Deep Dive into LLMs like ChatGPT
Step 1 — Pretraining Data (Internet)
- Training on large-scale text data produces a base model.
Step 2 — Tokenization
- Raw text is converted into symbols — we call them tokens.
- tiktokenizer can be used to test how many tokens a given piece of text would be divided into for a specific model.
Step 3 — Neural Network Training
- Inference: generating new data from the model.
- What is the relationship between model parameters and tokens?
- Regurgitation: excessive memorization can cause token predictions to deviate from the original material — how can this be mitigated?
- Pretraining data for large models usually has a cutoff date, so it doesn’t include the most recent information.
- When you only have a base model and want to create an LLM assistant, you can give the model a defined identity and example responses as part of the prompt.
Step 4 — Post-Training
- Turn the LLM into an assistant.
- Post-training data: conversation datasets.
- Key focus areas: hallucinations, tool use, knowledge/working memory.
How to Reduce AI Hallucinations:
Question Reconstruction Method: Convert existing articles into question–answer pairs. Compare the model’s answers with correct ones. If the model answers incorrectly or shows high uncertainty, add an example in the training data such as “Sorry, I don’t know” for that question.
Allow the Model to Perform Web Searches: Add “use the web search to make sure” at the end of your prompt — this encourages the model to include verified information sources in its response.
Provide Context Directly: Compared to relying on the model’s memory, directly embedding contextual information into the prompt greatly improves accuracy and quality.
“Rereading always leads to a better summary” — this is the underlying philosophy at work.
Let the Model Use Code for Computation: When your prompt involves arithmetic or precise numerical results, asking AI to “mentally calculate” often leads to errors.
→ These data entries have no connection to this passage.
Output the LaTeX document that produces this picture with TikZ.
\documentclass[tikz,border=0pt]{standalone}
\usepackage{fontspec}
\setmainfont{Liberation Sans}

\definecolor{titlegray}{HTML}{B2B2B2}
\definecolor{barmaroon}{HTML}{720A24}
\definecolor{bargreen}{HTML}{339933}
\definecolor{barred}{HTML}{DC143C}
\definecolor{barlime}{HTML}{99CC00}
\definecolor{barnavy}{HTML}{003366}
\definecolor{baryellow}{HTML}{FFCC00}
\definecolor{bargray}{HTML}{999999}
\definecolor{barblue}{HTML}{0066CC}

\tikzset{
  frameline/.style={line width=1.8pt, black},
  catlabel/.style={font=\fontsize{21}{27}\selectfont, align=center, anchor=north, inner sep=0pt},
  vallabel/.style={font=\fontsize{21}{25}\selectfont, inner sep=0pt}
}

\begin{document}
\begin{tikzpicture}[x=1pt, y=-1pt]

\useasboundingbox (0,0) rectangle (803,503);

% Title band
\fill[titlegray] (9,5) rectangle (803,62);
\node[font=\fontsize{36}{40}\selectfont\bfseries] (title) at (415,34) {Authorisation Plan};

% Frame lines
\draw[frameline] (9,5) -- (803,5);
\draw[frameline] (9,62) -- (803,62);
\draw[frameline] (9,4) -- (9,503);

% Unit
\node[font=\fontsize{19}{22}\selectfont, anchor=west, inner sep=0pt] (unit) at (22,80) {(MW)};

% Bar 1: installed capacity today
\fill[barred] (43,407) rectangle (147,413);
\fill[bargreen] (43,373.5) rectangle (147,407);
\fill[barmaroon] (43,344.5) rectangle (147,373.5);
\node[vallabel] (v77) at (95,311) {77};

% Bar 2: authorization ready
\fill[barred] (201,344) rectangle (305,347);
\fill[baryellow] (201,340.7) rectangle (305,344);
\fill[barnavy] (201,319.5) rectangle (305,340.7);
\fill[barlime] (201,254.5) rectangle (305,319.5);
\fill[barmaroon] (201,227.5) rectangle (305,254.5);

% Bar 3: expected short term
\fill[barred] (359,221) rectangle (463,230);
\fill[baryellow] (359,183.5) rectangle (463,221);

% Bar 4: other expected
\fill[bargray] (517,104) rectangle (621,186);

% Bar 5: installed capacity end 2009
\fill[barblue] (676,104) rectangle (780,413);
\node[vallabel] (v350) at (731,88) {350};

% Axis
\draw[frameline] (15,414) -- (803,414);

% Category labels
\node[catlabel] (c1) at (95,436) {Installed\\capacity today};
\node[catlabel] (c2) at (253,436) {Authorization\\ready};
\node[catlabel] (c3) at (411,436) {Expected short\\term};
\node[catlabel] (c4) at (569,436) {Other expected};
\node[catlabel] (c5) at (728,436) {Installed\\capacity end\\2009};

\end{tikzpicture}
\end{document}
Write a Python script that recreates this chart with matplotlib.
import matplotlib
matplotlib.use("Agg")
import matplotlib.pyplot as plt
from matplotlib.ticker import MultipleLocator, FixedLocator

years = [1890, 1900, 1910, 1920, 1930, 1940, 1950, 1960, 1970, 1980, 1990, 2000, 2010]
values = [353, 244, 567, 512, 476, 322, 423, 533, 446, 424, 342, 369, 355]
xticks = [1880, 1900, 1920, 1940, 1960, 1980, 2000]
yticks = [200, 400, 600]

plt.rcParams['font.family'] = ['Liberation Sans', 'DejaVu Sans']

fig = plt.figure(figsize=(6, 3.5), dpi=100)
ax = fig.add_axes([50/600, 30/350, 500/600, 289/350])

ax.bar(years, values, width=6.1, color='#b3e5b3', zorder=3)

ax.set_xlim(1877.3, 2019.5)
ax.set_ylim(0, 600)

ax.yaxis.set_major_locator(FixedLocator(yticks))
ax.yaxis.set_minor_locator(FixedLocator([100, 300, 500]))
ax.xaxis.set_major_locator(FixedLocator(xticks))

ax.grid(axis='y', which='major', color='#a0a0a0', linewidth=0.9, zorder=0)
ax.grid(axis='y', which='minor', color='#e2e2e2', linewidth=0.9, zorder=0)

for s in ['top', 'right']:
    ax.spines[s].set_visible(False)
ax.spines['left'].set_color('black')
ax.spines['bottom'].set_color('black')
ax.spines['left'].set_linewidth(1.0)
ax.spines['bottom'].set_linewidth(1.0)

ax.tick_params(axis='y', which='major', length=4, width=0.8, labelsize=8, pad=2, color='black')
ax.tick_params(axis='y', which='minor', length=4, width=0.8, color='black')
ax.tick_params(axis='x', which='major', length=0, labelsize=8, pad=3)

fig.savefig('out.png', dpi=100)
Instead, let it use tools it excels at — add “use code” to the prompt. For example, since models are bad at counting letters, adding “use code” allows it to solve the problem via Python or other scripting logic. Models can’t see characters, only tokens, and are poor at counting. For instance, in the word raspberry, how many “r”s are there? Many models only count 2, while the correct answer is 3. Some models even store such answers via hard-coded data. → Models need tokens to think.
Step 5 — Reinforcement Learning
- After post-training, a Supervised Fine-Tuning Model (SFT) is produced. Reinforcement learning is then applied to this model.
- After this stage, we obtain a Reinforcement Learning Model.
- DeepSeek-R1: In its research paper, the team showed that reinforcement learning improves response accuracy by encouraging models to “think longer.” Multi-angle and multi-step reasoning enhances output quality.
- The so-called reasoning models are essentially reinforcement learning models.
- If you are concerned about data security, you can use AI hosting platforms like together.ai to safely test and compare various large models.
- AlphaGo Analogy:
- Supervised learning is like imitating the strongest player — performance improves steadily but eventually plateaus.
- Reinforcement learning, on the other hand, can keep improving indefinitely through self-play.
Reinforcement Learning from Human Feedback (RLHF)
- What’s the difference between RL and RLHF? Are their reward mechanisms the same?
- RLHF is better suited for tasks without a single correct answer, such as judging whether a joke is funny — i.e., creative behavior beyond math or code.
- Base models can be thought of as hyperbolic models — there are many foundational variations.
- To run locally, you can use LM Studio.